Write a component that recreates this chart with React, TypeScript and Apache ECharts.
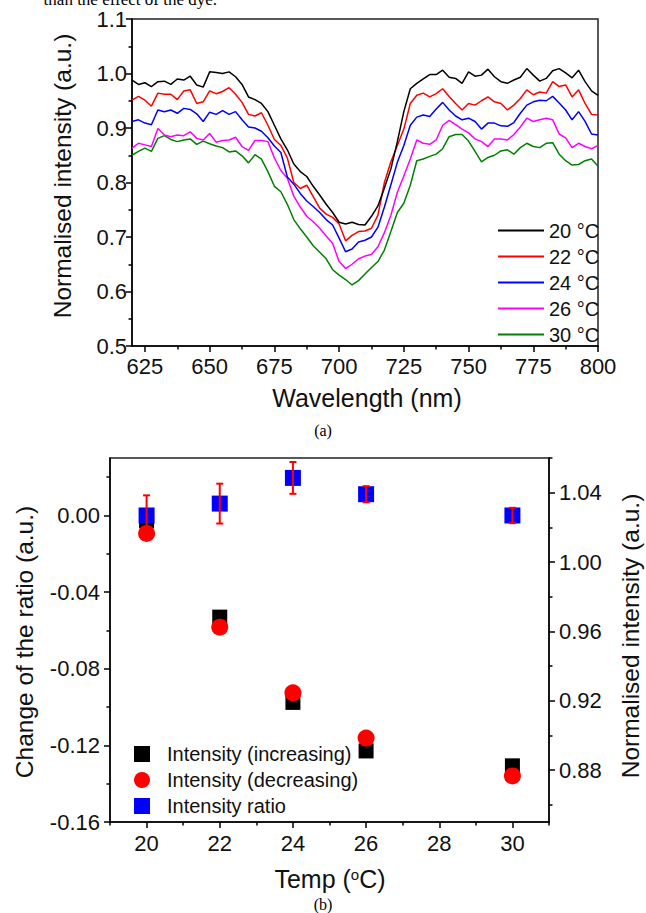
import React, { useEffect, useRef } from 'react';
import * as echarts from 'echarts';

// ---------- Panel (a): spectra ----------
const wavelength = [
  620, 622.5, 625, 627.5, 630, 632.5, 635, 637.5, 640, 642.5, 645, 647.5, 650, 652.5, 655, 657.5,
  660, 662.5, 665, 667.5, 670, 672.5, 675, 677.5, 680, 682.5, 685, 687.5, 690, 692.5, 695, 697.5,
  700, 702.5, 705, 707.5, 710, 712.5, 715, 717.5, 720, 722.5, 725, 727.5, 730, 732.5, 735, 737.5,
  740, 742.5, 745, 747.5, 750, 752.5, 755, 757.5, 760, 762.5, 765, 767.5, 770, 772.5, 775, 777.5,
  780, 782.5, 785, 787.5, 790, 792.5, 795, 797.5, 800,
];
const i20 = [
  0.988, 0.980, 0.983, 0.976, 0.985, 0.986, 0.980, 0.990, 0.988, 0.995, 0.979, 0.975, 1.003, 1.002, 1.000, 1.003,
  0.994, 0.980, 0.957, 0.952, 0.945, 0.930, 0.905, 0.880, 0.860, 0.834, 0.820, 0.811, 0.793, 0.777, 0.760, 0.745,
  0.727, 0.724, 0.727, 0.723, 0.722, 0.738, 0.757, 0.790, 0.825, 0.875, 0.930, 0.972, 0.982, 0.990, 0.998, 0.998,
  1.006, 0.993, 0.991, 0.982, 1.003, 0.995, 0.997, 1.008, 0.994, 0.985, 0.982, 0.988, 0.993, 1.009, 0.997, 0.986,
  0.991, 1.005, 1.009, 1.001, 0.992, 1.006, 0.985, 0.968, 0.960,
];
const i22 = [
  0.951, 0.958, 0.951, 0.940, 0.964, 0.962, 0.962, 0.952, 0.968, 0.970, 0.945, 0.948, 0.968, 0.963, 0.967, 0.974,
  0.962, 0.947, 0.925, 0.922, 0.928, 0.905, 0.879, 0.868, 0.845, 0.800, 0.789, 0.795, 0.774, 0.753, 0.742, 0.736,
  0.724, 0.693, 0.703, 0.710, 0.711, 0.716, 0.740, 0.800, 0.838, 0.868, 0.898, 0.945, 0.960, 0.964, 0.957, 0.963,
  0.972, 0.958, 0.945, 0.933, 0.945, 0.942, 0.950, 0.957, 0.948, 0.945, 0.933, 0.942, 0.954, 0.970, 0.961, 0.966,
  0.964, 0.985, 0.976, 0.979, 0.957, 0.970, 0.945, 0.925, 0.924,
];
const i24 = [
  0.912, 0.915, 0.909, 0.906, 0.933, 0.930, 0.933, 0.927, 0.936, 0.934, 0.926, 0.912, 0.929, 0.925, 0.932, 0.925,
  0.930, 0.915, 0.902, 0.900, 0.894, 0.882, 0.867, 0.855, 0.810, 0.797, 0.780, 0.766, 0.756, 0.745, 0.732, 0.722,
  0.698, 0.673, 0.678, 0.691, 0.694, 0.700, 0.718, 0.755, 0.796, 0.837, 0.868, 0.905, 0.920, 0.924, 0.921, 0.935,
  0.947, 0.933, 0.922, 0.915, 0.918, 0.912, 0.898, 0.909, 0.909, 0.904, 0.903, 0.910, 0.927, 0.942, 0.948, 0.951,
  0.950, 0.958, 0.946, 0.933, 0.915, 0.930, 0.912, 0.889, 0.887,
];
const i26 = [
  0.863, 0.872, 0.869, 0.866, 0.899, 0.887, 0.884, 0.887, 0.886, 0.893, 0.881, 0.878, 0.890, 0.874, 0.877, 0.878,
  0.883, 0.866, 0.859, 0.877, 0.877, 0.875, 0.845, 0.822, 0.808, 0.775, 0.755, 0.738, 0.728, 0.716, 0.702, 0.688,
  0.655, 0.642, 0.650, 0.660, 0.665, 0.668, 0.682, 0.708, 0.740, 0.782, 0.812, 0.843, 0.878, 0.872, 0.870, 0.878,
  0.905, 0.914, 0.906, 0.898, 0.891, 0.880, 0.875, 0.866, 0.880, 0.880, 0.878, 0.888, 0.902, 0.918, 0.912, 0.915,
  0.918, 0.915, 0.889, 0.882, 0.864, 0.872, 0.866, 0.862, 0.868,
];
const i30 = [
  0.850, 0.857, 0.863, 0.857, 0.881, 0.886, 0.879, 0.875, 0.878, 0.880, 0.870, 0.876, 0.871, 0.867, 0.864, 0.856,
  0.858, 0.849, 0.836, 0.851, 0.843, 0.820, 0.793, 0.783, 0.760, 0.732, 0.715, 0.700, 0.684, 0.672, 0.660, 0.640,
  0.630, 0.622, 0.612, 0.620, 0.632, 0.644, 0.655, 0.676, 0.710, 0.745, 0.762, 0.795, 0.840, 0.843, 0.848, 0.852,
  0.862, 0.884, 0.888, 0.888, 0.876, 0.857, 0.838, 0.846, 0.850, 0.858, 0.860, 0.852, 0.864, 0.872, 0.866, 0.864,
  0.872, 0.873, 0.852, 0.840, 0.832, 0.833, 0.840, 0.843, 0.830,
];
const specNames = ['20 °C', '22 °C', '24 °C', '26 °C', '30 °C'];
const specColors = ['#000000', '#ff0000', '#0000ff', '#ff00ff', '#008000'];
const specValues = [i20, i22, i24, i26, i30];

const xMajorA = [625, 650, 675, 700, 725, 750, 775, 800];
const xMinorA = [637.5, 662.5, 687.5, 712.5, 737.5, 762.5, 787.5];
const yMajorA = [0.5, 0.6, 0.7, 0.8, 0.9, 1.0, 1.1];
const yMinorA = [0.55, 0.65, 0.75, 0.85, 0.95, 1.05];

// ---------- Panel (b): temperature ----------
const temps = [20, 22, 24, 26, 30];
const intensityIncreasing = [1.0238, 0.9682, 0.919, 0.891, 0.8824];
const intensityDecreasing = [1.0165, 0.9624, 0.9245, 0.8984, 0.8766];
const intensityRatio = [0.0, 0.0062, 0.0196, 0.0111, 0.0];
const ratioError = [0.0105, 0.0104, 0.0083, 0.0042, 0.004];

const xMajorB = [20, 22, 24, 26, 28, 30];
const xMinorB = [19, 21, 23, 25, 27, 29, 31];
const yLeftMajorB = [-0.16, -0.12, -0.08, -0.04, 0.0];
const yLeftMinorB = [-0.14, -0.1, -0.06, -0.02, 0.02];
const yRightMajorB = [0.88, 0.92, 0.96, 1.0, 1.04];
const yRightMinorB = [0.86, 0.9, 0.94, 0.98, 1.02, 1.06];

const FONT = '"Liberation Sans", Arial, sans-serif';
const SERIF = '"Liberation Serif", "Times New Roman", serif';
const LINE = { color: '#000', width: 1.5 };

function axis(kind: 'x' | 'y', opts: any) {
  const { grid, min, max, position, major, minor, digits, labelMargin } = opts;
  const main: any = {
    type: 'value', gridIndex: grid, min, max, position,
    axisLine: { show: true, onZero: false, lineStyle: LINE },
    axisTick: { show: true, inside: false, length: 6, customValues: major, lineStyle: LINE },
    axisLabel: {
      show: true, customValues: major, margin: labelMargin, fontSize: 22, color: '#111', fontFamily: FONT,
      formatter: (v: number) => v.toFixed(digits),
    },
    splitLine: { show: false },
  };
  const sub: any = {
    type: 'value', gridIndex: grid, min, max, position,
    axisLine: { show: false, onZero: false },
    axisTick: { show: true, inside: false, length: 3.5, customValues: minor, lineStyle: LINE },
    axisLabel: { show: false },
    splitLine: { show: false },
  };
  return [main, sub];
}

export default function App() {
  const ref = useRef<HTMLDivElement>(null);
  useEffect(() => {
    if (!ref.current) return;
    const chart = echarts.init(ref.current, null, { renderer: 'svg' });

    const xAxes = [
      ...axis('x', { grid: 0, min: 620, max: 800, position: 'bottom', major: xMajorA, minor: xMinorA, digits: 0, labelMargin: 9 }),
      ...axis('x', { grid: 1, min: 19, max: 31, position: 'bottom', major: xMajorB, minor: xMinorB, digits: 0, labelMargin: 10 }),
    ];
    const yAxes = [
      ...axis('y', { grid: 0, min: 0.5, max: 1.1, position: 'left', major: yMajorA, minor: yMinorA, digits: 1, labelMargin: 5 }),
      ...axis('y', { grid: 1, min: -0.16, max: 0.03, position: 'left', major: yLeftMajorB, minor: yLeftMinorB, digits: 2, labelMargin: 10 }),
      ...axis('y', { grid: 1, min: 0.85, max: 1.06, position: 'right', major: yRightMajorB, minor: yRightMinorB, digits: 2, labelMargin: 10 }),
    ];

    const lineSeries = specNames.map((name, k) => ({
      name,
      type: 'line',
      xAxisIndex: 0,
      yAxisIndex: 0,
      symbol: 'none',
      showSymbol: false,
      color: specColors[k],
      lineStyle: { width: 1.5, color: specColors[k] },
      data: wavelength.map((w, i) => [w, specValues[k][i]]),
      z: 5 - k,
    }));

    const option: any = {
      animation: false,
      backgroundColor: '#ffffff',
      grid: [
        { left: 132, top: 19, width: 466, height: 327, show: true, borderColor: '#222', borderWidth: 1.5, backgroundColor: 'transparent' },
        { left: 110, top: 458, width: 439, height: 364, show: true, borderColor: '#222', borderWidth: 1.5, backgroundColor: 'transparent' },
      ],
      xAxis: xAxes,
      yAxis: yAxes,
      legend: [
        {
          data: specNames.map((n, k) => ({ name: n, icon: 'rect', itemStyle: { color: specColors[k] } })),
          orient: 'vertical',
          left: 493,
          top: 214,
          itemWidth: 46,
          itemHeight: 2,
          itemGap: 3,
          selectedMode: false,
          textStyle: { fontSize: 20, fontFamily: FONT, color: '#111', lineHeight: 23 },
        },
        {
          data: ['Intensity (increasing)', 'Intensity (decreasing)', 'Intensity ratio'],
          orient: 'vertical',
          left: 129,
          top: 738,
          itemWidth: 16,
          itemHeight: 16,
          itemGap: 4,
          selectedMode: false,
          textStyle: { fontSize: 20, fontFamily: FONT, color: '#111', padding: [0, 0, 0, 12], lineHeight: 22 },
        },
      ],
      series: [
        ...lineSeries,
        {
          name: 'Intensity (increasing)',
          type: 'scatter',
          xAxisIndex: 2,
          yAxisIndex: 4,
          symbol: 'rect',
          symbolSize: 15,
          color: '#000000',
          itemStyle: { color: '#000000', opacity: 1 },
          data: temps.map((t, i) => [t, intensityIncreasing[i]]),
          z: 3,
        },
        {
          name: 'Intensity (decreasing)',
          type: 'scatter',
          xAxisIndex: 2,
          yAxisIndex: 4,
          symbol: 'circle',
          symbolSize: 17,
          color: '#ff0000',
          itemStyle: { color: '#ff0000', opacity: 1 },
          data: temps.map((t, i) => [t, intensityDecreasing[i]]),
          z: 4,
        },
        {
          name: 'Intensity ratio',
          type: 'scatter',
          xAxisIndex: 2,
          yAxisIndex: 2,
          symbol: 'rect',
          symbolSize: 16,
          color: '#0000ff',
          itemStyle: { color: '#0000ff', opacity: 1 },
          data: temps.map((t, i) => [t, intensityRatio[i]]),
          z: 5,
        },
        {
          type: 'custom',
          xAxisIndex: 2,
          yAxisIndex: 2,
          z: 6,
          encode: { x: 0, y: [1, 2] },
          data: temps.map((t, i) => [t, intensityRatio[i] - ratioError[i], intensityRatio[i] + ratioError[i]]),
          renderItem: (params: any, api: any) => {
            const x = api.value(0);
            const lo = api.coord([x, api.value(1)]);
            const hi = api.coord([x, api.value(2)]);
            const w = 3.5;
            const style = { stroke: '#ff0000', lineWidth: 2 };
            return {
              type: 'group',
              children: [
                { type: 'line', shape: { x1: hi[0], y1: hi[1], x2: lo[0], y2: lo[1] }, style },
                { type: 'line', shape: { x1: hi[0] - w, y1: hi[1], x2: hi[0] + w, y2: hi[1] }, style },
                { type: 'line', shape: { x1: lo[0] - w, y1: lo[1], x2: lo[0] + w, y2: lo[1] }, style },
              ],
            };
          },
        },
      ],
      graphic: [
        {
          type: 'text', x: 217, y: 7.5,
          style: { text: 'than the effect of the dye.', fontSize: 17, fontFamily: SERIF, fill: '#000', align: 'right', verticalAlign: 'bottom' },
        },
        {
          type: 'text', x: 62, y: 176, rotation: Math.PI / 2,
          style: { text: 'Normalised intensity (a.u.)', fontSize: 24.5, fontFamily: FONT, fill: '#111', align: 'center', verticalAlign: 'middle' },
        },
        {
          type: 'text', x: 367, y: 398,
          style: { text: 'Wavelength (nm)', fontSize: 25, fontFamily: FONT, fill: '#111', align: 'center', verticalAlign: 'middle' },
        },
        {
          type: 'text', x: 323, y: 430,
          style: { text: '(a)', fontSize: 16, fontFamily: SERIF, fill: '#000', align: 'center', verticalAlign: 'middle' },
        },
        {
          type: 'text', x: 24, y: 642, rotation: Math.PI / 2,
          style: { text: 'Change of the ratio (a.u.)', fontSize: 24.5, fontFamily: FONT, fill: '#111', align: 'center', verticalAlign: 'middle' },
        },
        {
          type: 'text', x: 630, y: 636, rotation: Math.PI / 2,
          style: { text: 'Normalised intensity (a.u.)', fontSize: 24.5, fontFamily: FONT, fill: '#111', align: 'center', verticalAlign: 'middle' },
        },
        {
          type: 'text', x: 330, y: 879,
          style: {
            text: 'Temp ({sup|o}C)', fontSize: 25, fontFamily: FONT, fill: '#111', align: 'center', verticalAlign: 'middle',
            rich: { sup: { fontSize: 15, fontFamily: FONT, fill: '#111', verticalAlign: 'top', padding: [0, 0, 10, 0] } },
          },
        },
        {
          type: 'text', x: 323, y: 904,
          style: { text: '(b)', fontSize: 16, fontFamily: SERIF, fill: '#000', align: 'center', verticalAlign: 'middle' },
        },
      ],
    };
    chart.setOption(option);
    return () => chart.dispose();
  }, []);
  return <div ref={ref} style={{ position: 'absolute', left: 0, top: 0, width: 646, height: 913, background: '#fff' }} />;
}
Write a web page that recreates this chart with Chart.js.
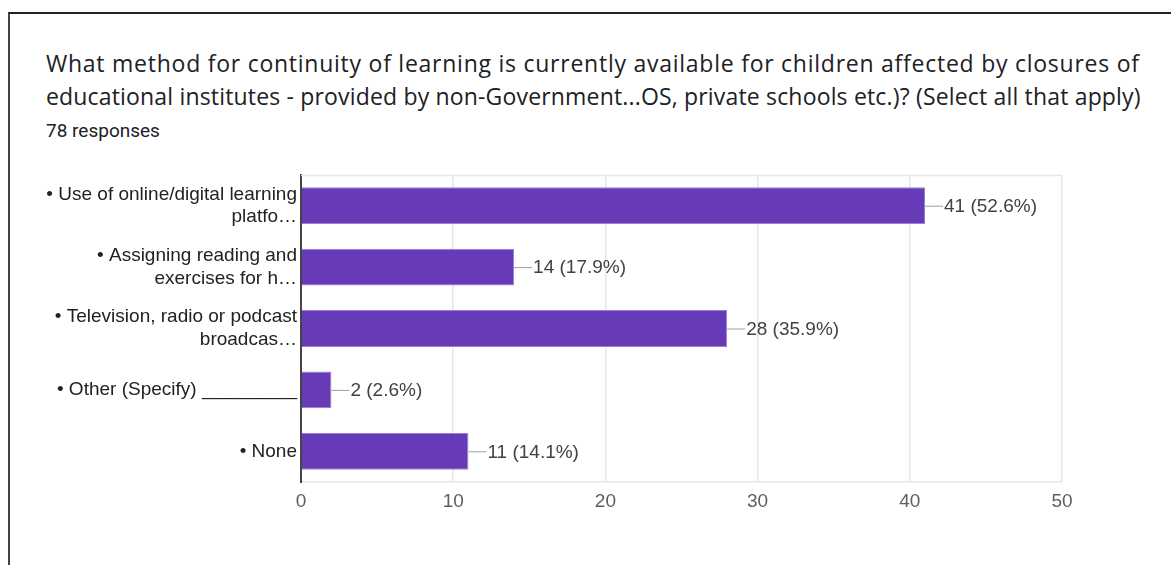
<!DOCTYPE html>
<html>
<head>
<meta charset="utf-8">
<script src="https://cdn.jsdelivr.net/npm/chart.js@4/dist/chart.umd.min.js"></script>
<style>
    html, body {
        margin: 0;
        padding: 0;
        width: 1171px;
        height: 565px;
        overflow: hidden;
        background: #fff;
    }
    #frame {
        position: absolute;
        left: 8px;
        top: 12px;
        width: 1200px;
        height: 600px;
        border-top: 2px solid #222;
        border-left: 2px solid #444;
    }
    #title {
        position: absolute;
        left: 46px;
        top: 47px;
        font-family: "Open Sans", Roboto, sans-serif;
        font-size: 23px;
        line-height: 33px;
        color: #202124;
        white-space: nowrap;
    }
    #title .l1 { letter-spacing: 0.75px; }
    #title .l2 { letter-spacing: 0.17px; }
    #responses {
        position: absolute;
        left: 46px;
        top: 119px;
        font-family: Roboto, "Noto Sans", sans-serif;
        font-size: 19px;
        line-height: 24px;
        color: #202124;
    }
    #chart-wrap {
        position: absolute;
        left: 0;
        top: 0;
        width: 1171px;
        height: 565px;
    }
</style>
</head>
<body>
<div id="frame"></div>
<div id="title">
    <div class="l1">What method for continuity of learning is currently available for children affected by closures of</div>
    <div class="l2">educational institutes - provided by non-Government...OS, private schools etc.)? (Select all that apply)</div>
</div>
<div id="responses">78 responses</div>
<div id="chart-wrap"><canvas id="chart" width="1171" height="565"></canvas></div>

<script>
// Answer options (truncated the way the form summary shows them)
const categories = [
    ['• Use of online/digital learning', 'platfo…'],
    ['• Assigning reading and', 'exercises for h…'],
    ['• Television, radio or podcast', 'broadcas…'],
    '• Other (Specify) _________',
    '• None'
];
const counts = [41, 14, 28, 2, 11];
const percents = ['52.6', '17.9', '35.9', '2.6', '14.1'];
const xTicks = [0, 10, 20, 30, 40, 50];

const labelFont = { family: '"Liberation Sans", Arial, sans-serif', size: 19 };

// Light frame round the plot area (top edge; the rest comes from the grid)
const plotFrame = {
    id: 'plotFrame',
    beforeDatasetsDraw(chart) {
        const { ctx, chartArea } = chart;
        ctx.save();
        ctx.strokeStyle = '#e6e6e6';
        ctx.lineWidth = 1.5;
        ctx.beginPath();
        ctx.moveTo(chartArea.left, chartArea.top + 0.5);
        ctx.lineTo(chartArea.right, chartArea.top + 0.5);
        ctx.stroke();
        ctx.restore();
    }
};

// "count (pct%)" labels with a short leader line after each bar
const valueLabels = {
    id: 'valueLabels',
    afterDatasetsDraw(chart) {
        const { ctx } = chart;
        const meta = chart.getDatasetMeta(0);
        ctx.save();
        ctx.font = `${labelFont.size}px ${labelFont.family}`;
        ctx.textBaseline = 'middle';
        ctx.textAlign = 'left';
        meta.data.forEach((bar, i) => {
            ctx.strokeStyle = '#9e9e9e';
            ctx.lineWidth = 1;
            ctx.beginPath();
            ctx.moveTo(bar.x, bar.y + 0.5);
            ctx.lineTo(bar.x + 18, bar.y + 0.5);
            ctx.stroke();
            ctx.fillStyle = '#424242';
            ctx.fillText(`${counts[i]} (${percents[i]}%)`, bar.x + 19, bar.y + 1);
        });
        ctx.restore();
    }
};

new Chart(document.getElementById('chart'), {
    type: 'bar',
    data: {
        labels: categories,
        datasets: [{
            data: counts,
            backgroundColor: '#673ab7',
            borderColor: '#9a7fd4',
            borderWidth: 1,
            categoryPercentage: 1,
            barPercentage: 0.6
        }]
    },
    options: {
        indexAxis: 'y',
        responsive: false,
        animation: false,
        layout: {
            padding: { top: 175, right: 109, left: 0, bottom: 0 }
        },
        plugins: {
            legend: { display: false },
            tooltip: { enabled: false }
        },
        scales: {
            x: {
                min: 0,
                max: 50,
                afterFit(scale) { scale.height = 83; },
                ticks: {
                    stepSize: 5,
                    autoSkip: false,
                    maxRotation: 0,
                    padding: 8,
                    color: '#5f5f5f',
                    font: labelFont,
                    callback: value => (xTicks.includes(value) ? value : null)
                },
                grid: {
                    color: '#e6e6e6',
                    lineWidth: 1.5,
                    drawTicks: false
                },
                border: { color: '#e6e6e6', width: 1.5 }
            },
            y: {
                afterFit(scale) { scale.width = 301; },
                ticks: {
                    padding: 4,
                    color: '#222',
                    font: labelFont,
                    crossAlign: 'near'
                },
                grid: { display: false, drawTicks: false },
                border: { color: '#444', width: 2 }
            }
        }
    },
    plugins: [plotFrame, valueLabels]
});
</script>
</body>
</html>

____

■ **Given task**: Without the pictures, return the listing above from its first line through the line that has "import * as echarts from 'echarts';".

■ **Task response**:
Write a component that recreates this chart with React, TypeScript and Apache ECharts.
import React, { useEffect, useRef } from 'react';
import * as echarts from 'echarts';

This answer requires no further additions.